## BEGIN DATA LINES

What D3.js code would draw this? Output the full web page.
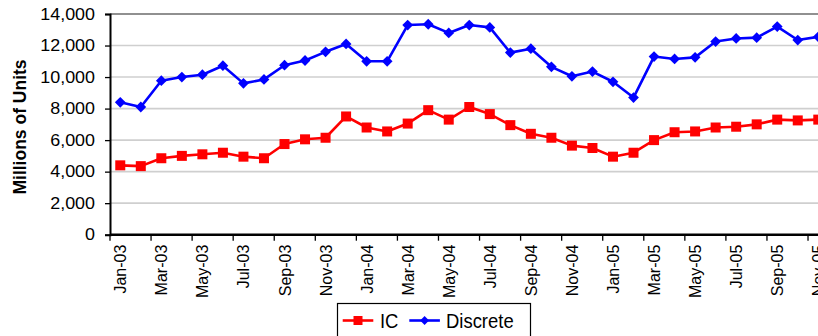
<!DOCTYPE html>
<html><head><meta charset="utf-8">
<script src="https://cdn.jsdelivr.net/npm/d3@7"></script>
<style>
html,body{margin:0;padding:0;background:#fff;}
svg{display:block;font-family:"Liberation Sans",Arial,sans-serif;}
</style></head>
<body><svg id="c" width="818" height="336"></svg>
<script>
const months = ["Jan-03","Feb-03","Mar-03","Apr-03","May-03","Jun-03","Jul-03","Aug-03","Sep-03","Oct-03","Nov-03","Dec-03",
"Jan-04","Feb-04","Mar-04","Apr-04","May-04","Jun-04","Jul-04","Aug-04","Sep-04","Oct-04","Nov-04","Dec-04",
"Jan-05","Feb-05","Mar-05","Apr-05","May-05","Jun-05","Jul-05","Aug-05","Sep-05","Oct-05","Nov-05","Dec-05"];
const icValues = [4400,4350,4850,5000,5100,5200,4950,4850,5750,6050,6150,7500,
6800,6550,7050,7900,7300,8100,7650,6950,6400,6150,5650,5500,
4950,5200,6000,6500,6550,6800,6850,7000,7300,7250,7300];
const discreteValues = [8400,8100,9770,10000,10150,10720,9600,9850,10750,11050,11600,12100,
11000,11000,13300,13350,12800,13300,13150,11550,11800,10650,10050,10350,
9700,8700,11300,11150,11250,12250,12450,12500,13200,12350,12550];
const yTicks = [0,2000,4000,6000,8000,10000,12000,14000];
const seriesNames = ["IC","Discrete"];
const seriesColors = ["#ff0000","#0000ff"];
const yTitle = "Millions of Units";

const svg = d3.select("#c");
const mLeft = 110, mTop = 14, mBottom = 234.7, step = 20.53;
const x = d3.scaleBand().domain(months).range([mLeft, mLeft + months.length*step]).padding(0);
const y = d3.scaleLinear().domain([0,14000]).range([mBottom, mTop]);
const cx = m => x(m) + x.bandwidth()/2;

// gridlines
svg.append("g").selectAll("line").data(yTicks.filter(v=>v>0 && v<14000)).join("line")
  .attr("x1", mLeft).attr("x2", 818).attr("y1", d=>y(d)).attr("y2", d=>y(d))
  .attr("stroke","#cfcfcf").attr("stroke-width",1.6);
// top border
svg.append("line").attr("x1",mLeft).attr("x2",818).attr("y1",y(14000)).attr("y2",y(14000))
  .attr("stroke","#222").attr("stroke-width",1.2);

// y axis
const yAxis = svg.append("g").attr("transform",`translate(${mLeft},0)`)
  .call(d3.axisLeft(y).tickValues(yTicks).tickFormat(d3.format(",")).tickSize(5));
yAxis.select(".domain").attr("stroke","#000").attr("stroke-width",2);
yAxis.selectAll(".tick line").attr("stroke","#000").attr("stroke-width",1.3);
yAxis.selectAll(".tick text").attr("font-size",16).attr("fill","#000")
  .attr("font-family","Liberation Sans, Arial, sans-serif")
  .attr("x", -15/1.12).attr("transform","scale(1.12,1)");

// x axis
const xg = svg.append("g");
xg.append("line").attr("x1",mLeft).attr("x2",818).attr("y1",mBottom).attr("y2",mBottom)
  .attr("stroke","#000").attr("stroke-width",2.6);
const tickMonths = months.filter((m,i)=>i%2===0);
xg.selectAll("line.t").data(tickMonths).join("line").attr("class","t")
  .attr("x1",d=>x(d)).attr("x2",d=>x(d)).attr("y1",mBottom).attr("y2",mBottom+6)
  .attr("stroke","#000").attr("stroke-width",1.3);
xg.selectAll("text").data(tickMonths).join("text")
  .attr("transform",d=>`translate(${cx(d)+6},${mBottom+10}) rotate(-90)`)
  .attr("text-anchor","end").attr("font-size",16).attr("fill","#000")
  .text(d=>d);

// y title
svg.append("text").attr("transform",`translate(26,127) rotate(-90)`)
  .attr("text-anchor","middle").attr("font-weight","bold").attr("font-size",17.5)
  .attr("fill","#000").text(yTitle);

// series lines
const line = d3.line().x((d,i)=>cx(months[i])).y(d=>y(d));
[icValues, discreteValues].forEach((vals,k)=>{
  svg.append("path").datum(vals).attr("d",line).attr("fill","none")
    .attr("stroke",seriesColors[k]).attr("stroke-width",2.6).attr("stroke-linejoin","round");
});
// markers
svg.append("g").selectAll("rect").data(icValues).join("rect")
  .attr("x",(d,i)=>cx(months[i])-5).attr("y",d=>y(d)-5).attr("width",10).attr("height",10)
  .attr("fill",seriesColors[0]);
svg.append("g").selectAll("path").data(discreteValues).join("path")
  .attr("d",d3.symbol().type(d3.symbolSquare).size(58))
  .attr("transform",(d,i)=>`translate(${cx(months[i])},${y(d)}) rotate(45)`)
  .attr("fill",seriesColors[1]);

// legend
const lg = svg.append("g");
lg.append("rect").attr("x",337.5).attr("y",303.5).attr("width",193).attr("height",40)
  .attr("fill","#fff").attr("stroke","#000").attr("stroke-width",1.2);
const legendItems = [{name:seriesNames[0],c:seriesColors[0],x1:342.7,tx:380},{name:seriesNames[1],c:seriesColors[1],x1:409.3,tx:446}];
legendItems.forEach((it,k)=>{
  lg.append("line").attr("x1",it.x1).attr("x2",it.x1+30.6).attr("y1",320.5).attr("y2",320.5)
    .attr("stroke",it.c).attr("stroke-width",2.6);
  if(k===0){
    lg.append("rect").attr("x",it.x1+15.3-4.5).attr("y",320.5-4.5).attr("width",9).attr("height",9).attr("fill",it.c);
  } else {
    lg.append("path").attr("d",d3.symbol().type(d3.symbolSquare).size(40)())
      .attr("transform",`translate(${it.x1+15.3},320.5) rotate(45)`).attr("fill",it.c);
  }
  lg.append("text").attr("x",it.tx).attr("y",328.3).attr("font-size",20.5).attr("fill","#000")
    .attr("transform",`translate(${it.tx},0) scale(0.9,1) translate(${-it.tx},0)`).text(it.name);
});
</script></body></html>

## END DATA LINES
## BEGIN DATA LINES

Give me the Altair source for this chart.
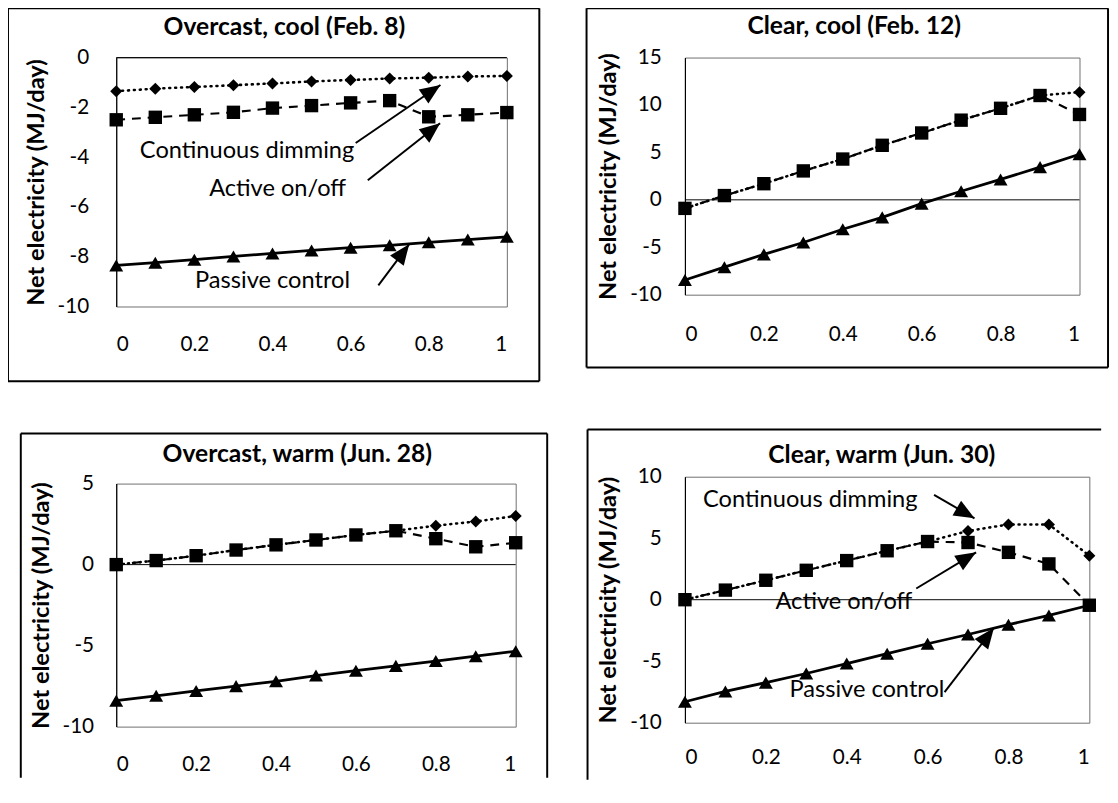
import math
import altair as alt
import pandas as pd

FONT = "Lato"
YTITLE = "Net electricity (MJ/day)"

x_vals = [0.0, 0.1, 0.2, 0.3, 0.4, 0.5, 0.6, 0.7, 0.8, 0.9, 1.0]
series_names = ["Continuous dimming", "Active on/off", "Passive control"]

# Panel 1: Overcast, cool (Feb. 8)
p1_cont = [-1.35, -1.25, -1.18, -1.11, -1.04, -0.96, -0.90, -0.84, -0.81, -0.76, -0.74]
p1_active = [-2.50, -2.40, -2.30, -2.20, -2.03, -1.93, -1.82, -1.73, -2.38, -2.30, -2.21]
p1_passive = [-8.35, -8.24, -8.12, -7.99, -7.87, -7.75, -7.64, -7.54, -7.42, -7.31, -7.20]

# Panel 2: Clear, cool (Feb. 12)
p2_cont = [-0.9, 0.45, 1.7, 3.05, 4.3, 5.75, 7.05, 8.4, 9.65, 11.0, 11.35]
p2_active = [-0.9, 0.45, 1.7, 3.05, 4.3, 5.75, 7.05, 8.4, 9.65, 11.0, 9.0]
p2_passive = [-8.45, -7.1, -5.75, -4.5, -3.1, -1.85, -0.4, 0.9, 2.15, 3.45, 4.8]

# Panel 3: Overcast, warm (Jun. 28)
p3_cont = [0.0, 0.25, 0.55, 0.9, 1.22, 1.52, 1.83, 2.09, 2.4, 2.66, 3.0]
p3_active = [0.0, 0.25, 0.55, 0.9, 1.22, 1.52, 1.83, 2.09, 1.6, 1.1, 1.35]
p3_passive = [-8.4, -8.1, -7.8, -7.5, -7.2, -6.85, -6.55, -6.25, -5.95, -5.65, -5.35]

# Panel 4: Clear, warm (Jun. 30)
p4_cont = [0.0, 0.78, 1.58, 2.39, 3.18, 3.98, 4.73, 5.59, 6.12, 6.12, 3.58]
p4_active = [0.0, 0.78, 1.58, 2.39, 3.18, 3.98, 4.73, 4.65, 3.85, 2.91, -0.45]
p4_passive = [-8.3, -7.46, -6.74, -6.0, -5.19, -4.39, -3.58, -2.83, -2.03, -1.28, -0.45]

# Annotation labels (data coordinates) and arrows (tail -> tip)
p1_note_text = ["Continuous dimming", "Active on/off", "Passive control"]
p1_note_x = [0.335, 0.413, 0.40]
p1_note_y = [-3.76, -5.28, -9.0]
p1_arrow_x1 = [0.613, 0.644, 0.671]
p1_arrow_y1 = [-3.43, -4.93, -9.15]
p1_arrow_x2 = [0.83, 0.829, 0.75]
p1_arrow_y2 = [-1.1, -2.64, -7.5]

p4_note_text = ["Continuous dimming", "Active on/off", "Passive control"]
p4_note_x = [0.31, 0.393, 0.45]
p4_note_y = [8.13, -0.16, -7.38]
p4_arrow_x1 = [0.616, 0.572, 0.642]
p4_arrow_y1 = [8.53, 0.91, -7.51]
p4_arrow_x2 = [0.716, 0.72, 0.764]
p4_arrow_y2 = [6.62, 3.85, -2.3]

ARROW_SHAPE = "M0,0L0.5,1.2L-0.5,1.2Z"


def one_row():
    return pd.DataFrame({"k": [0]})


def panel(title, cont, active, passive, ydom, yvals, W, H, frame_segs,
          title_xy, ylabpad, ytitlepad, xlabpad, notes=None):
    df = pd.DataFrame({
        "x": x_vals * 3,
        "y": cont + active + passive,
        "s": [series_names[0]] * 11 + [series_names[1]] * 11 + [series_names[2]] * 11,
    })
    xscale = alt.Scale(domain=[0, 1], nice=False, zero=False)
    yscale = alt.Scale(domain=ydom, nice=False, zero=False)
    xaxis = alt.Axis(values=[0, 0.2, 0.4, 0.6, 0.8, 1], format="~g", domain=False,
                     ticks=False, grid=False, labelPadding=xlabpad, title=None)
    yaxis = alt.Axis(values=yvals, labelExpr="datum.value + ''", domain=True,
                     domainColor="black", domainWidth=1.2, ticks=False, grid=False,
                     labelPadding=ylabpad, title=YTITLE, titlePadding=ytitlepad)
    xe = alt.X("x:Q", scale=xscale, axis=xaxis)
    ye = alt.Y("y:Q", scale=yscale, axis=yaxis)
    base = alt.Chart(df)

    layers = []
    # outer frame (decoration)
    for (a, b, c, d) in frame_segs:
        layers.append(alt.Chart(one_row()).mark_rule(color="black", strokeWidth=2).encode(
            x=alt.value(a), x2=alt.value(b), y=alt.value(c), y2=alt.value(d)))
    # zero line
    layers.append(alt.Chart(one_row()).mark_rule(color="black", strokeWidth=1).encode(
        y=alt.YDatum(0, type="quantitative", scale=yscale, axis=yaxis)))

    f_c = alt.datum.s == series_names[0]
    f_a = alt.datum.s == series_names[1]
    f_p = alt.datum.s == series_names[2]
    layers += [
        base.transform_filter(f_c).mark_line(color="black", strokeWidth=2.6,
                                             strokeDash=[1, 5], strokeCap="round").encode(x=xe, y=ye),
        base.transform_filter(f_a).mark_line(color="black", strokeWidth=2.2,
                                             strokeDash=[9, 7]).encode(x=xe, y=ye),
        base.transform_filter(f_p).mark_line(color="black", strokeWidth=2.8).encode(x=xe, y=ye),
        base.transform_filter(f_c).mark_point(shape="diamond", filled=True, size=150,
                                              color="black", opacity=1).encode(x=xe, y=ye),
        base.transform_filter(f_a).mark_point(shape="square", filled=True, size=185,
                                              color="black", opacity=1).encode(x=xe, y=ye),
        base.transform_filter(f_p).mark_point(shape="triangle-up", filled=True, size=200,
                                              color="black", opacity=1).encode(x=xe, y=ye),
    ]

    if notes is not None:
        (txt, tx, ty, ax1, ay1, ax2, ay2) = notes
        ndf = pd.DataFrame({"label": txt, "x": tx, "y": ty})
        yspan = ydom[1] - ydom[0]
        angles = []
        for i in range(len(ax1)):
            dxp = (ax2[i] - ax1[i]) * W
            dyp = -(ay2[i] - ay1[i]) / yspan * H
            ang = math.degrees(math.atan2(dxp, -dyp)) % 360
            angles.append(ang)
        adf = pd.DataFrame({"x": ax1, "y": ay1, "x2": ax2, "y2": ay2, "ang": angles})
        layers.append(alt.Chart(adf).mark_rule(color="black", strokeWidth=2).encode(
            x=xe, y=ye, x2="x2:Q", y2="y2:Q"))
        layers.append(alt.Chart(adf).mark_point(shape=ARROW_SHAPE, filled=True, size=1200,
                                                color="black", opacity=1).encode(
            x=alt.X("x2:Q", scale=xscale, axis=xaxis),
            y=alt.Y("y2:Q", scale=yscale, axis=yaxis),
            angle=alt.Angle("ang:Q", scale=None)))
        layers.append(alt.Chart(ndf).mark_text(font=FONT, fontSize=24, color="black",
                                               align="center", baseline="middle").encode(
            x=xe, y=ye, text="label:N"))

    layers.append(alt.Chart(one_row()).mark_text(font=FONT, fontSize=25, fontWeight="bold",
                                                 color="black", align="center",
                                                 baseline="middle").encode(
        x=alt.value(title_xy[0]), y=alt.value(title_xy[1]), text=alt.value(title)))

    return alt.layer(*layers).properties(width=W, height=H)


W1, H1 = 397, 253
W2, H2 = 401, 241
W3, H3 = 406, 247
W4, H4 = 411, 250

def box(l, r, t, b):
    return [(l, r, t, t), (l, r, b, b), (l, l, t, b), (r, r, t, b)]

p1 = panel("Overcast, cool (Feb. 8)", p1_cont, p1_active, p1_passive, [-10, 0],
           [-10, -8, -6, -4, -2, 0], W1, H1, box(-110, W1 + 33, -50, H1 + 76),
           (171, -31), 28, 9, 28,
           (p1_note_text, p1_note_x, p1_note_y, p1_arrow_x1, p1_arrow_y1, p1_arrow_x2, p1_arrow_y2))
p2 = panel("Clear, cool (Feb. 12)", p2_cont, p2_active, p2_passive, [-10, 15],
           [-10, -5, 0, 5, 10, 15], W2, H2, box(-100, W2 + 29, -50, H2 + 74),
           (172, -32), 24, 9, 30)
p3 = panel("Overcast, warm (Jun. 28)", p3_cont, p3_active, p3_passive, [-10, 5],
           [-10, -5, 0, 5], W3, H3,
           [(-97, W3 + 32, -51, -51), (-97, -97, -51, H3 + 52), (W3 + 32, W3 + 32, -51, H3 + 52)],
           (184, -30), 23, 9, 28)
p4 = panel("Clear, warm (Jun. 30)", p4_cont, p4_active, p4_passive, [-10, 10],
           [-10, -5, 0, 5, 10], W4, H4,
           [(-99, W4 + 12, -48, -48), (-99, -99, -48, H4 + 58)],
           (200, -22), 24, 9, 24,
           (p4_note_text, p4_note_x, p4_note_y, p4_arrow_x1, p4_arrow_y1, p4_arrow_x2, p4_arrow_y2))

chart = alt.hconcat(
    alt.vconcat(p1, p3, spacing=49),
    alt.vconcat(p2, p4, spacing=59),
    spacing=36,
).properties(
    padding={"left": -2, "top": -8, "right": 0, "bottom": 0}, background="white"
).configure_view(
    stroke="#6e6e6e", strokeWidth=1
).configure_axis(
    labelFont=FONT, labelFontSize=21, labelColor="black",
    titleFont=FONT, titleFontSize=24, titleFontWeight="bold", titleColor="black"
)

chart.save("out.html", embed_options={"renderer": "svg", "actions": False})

## END DATA LINES
## BEGIN DATA LINES

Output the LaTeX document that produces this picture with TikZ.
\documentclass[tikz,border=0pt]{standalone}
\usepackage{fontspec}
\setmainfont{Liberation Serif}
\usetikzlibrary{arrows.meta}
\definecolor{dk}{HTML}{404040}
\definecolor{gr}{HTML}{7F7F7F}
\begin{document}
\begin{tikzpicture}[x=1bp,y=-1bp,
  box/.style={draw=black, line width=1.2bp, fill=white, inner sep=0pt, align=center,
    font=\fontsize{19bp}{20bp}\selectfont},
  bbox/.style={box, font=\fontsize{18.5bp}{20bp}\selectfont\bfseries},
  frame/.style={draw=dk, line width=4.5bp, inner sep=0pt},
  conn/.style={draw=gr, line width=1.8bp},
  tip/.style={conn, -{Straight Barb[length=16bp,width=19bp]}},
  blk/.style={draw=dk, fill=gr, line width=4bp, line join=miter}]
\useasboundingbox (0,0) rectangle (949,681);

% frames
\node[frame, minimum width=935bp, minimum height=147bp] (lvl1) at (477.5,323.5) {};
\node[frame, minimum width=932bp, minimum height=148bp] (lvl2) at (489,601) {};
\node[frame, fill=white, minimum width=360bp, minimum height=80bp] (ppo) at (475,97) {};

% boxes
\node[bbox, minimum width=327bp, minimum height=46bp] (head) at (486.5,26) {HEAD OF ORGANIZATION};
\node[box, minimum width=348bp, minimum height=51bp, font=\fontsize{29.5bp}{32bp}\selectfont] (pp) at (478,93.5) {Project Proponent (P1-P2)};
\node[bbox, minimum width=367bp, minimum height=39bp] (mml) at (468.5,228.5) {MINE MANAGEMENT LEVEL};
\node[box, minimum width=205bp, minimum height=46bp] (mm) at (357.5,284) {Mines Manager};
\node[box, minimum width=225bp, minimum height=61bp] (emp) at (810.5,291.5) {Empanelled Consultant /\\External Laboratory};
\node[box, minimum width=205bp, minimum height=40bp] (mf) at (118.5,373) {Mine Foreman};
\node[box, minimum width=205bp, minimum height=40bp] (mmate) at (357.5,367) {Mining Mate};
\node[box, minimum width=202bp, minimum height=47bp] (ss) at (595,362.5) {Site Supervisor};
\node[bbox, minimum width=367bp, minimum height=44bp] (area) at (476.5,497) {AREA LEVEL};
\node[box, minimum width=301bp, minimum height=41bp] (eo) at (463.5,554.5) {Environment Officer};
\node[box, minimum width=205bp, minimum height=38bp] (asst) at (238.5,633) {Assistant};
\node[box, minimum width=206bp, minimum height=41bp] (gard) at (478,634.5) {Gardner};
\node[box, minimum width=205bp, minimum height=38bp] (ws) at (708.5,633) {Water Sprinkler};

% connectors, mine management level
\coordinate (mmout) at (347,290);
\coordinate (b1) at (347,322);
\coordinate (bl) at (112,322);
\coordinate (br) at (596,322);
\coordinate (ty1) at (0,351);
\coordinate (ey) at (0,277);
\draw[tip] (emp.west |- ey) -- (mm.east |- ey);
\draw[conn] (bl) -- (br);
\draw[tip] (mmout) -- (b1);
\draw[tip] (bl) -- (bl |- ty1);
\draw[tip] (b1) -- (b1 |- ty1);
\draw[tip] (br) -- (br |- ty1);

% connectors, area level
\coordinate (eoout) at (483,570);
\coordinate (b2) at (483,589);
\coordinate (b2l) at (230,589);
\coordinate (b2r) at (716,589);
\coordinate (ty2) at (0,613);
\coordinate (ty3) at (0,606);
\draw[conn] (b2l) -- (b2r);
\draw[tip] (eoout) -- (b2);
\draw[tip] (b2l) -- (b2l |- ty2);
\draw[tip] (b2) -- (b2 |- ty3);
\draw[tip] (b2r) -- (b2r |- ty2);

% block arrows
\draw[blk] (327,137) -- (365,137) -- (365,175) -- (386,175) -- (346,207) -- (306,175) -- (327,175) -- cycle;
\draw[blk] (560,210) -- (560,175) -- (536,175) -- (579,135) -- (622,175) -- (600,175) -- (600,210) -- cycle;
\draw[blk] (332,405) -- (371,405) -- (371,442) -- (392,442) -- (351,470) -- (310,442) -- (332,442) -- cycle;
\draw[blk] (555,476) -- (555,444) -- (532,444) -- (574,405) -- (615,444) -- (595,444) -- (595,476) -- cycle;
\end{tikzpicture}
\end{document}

## END DATA LINES

TASK TO CARRY OUT: Repeat exactly, and only, the lines between the line holding "Give me the Altair source for this chart." and the line holding "p1_arrow_y2 = [-1.1, -2.64, -7.5]", inclusive, leaving pictures out.

SOLUTION TO THIS PROBLEM:
Give me the Altair source for this chart.
import math
import altair as alt
import pandas as pd

FONT = "Lato"
YTITLE = "Net electricity (MJ/day)"

x_vals = [0.0, 0.1, 0.2, 0.3, 0.4, 0.5, 0.6, 0.7, 0.8, 0.9, 1.0]
series_names = ["Continuous dimming", "Active on/off", "Passive control"]

# Panel 1: Overcast, cool (Feb. 8)
p1_cont = [-1.35, -1.25, -1.18, -1.11, -1.04, -0.96, -0.90, -0.84, -0.81, -0.76, -0.74]
p1_active = [-2.50, -2.40, -2.30, -2.20, -2.03, -1.93, -1.82, -1.73, -2.38, -2.30, -2.21]
p1_passive = [-8.35, -8.24, -8.12, -7.99, -7.87, -7.75, -7.64, -7.54, -7.42, -7.31, -7.20]

# Panel 2: Clear, cool (Feb. 12)
p2_cont = [-0.9, 0.45, 1.7, 3.05, 4.3, 5.75, 7.05, 8.4, 9.65, 11.0, 11.35]
p2_active = [-0.9, 0.45, 1.7, 3.05, 4.3, 5.75, 7.05, 8.4, 9.65, 11.0, 9.0]
p2_passive = [-8.45, -7.1, -5.75, -4.5, -3.1, -1.85, -0.4, 0.9, 2.15, 3.45, 4.8]

# Panel 3: Overcast, warm (Jun. 28)
p3_cont = [0.0, 0.25, 0.55, 0.9, 1.22, 1.52, 1.83, 2.09, 2.4, 2.66, 3.0]
p3_active = [0.0, 0.25, 0.55, 0.9, 1.22, 1.52, 1.83, 2.09, 1.6, 1.1, 1.35]
p3_passive = [-8.4, -8.1, -7.8, -7.5, -7.2, -6.85, -6.55, -6.25, -5.95, -5.65, -5.35]

# Panel 4: Clear, warm (Jun. 30)
p4_cont = [0.0, 0.78, 1.58, 2.39, 3.18, 3.98, 4.73, 5.59, 6.12, 6.12, 3.58]
p4_active = [0.0, 0.78, 1.58, 2.39, 3.18, 3.98, 4.73, 4.65, 3.85, 2.91, -0.45]
p4_passive = [-8.3, -7.46, -6.74, -6.0, -5.19, -4.39, -3.58, -2.83, -2.03, -1.28, -0.45]

# Annotation labels (data coordinates) and arrows (tail -> tip)
p1_note_text = ["Continuous dimming", "Active on/off", "Passive control"]
p1_note_x = [0.335, 0.413, 0.40]
p1_note_y = [-3.76, -5.28, -9.0]
p1_arrow_x1 = [0.613, 0.644, 0.671]
p1_arrow_y1 = [-3.43, -4.93, -9.15]
p1_arrow_x2 = [0.83, 0.829, 0.75]
p1_arrow_y2 = [-1.1, -2.64, -7.5]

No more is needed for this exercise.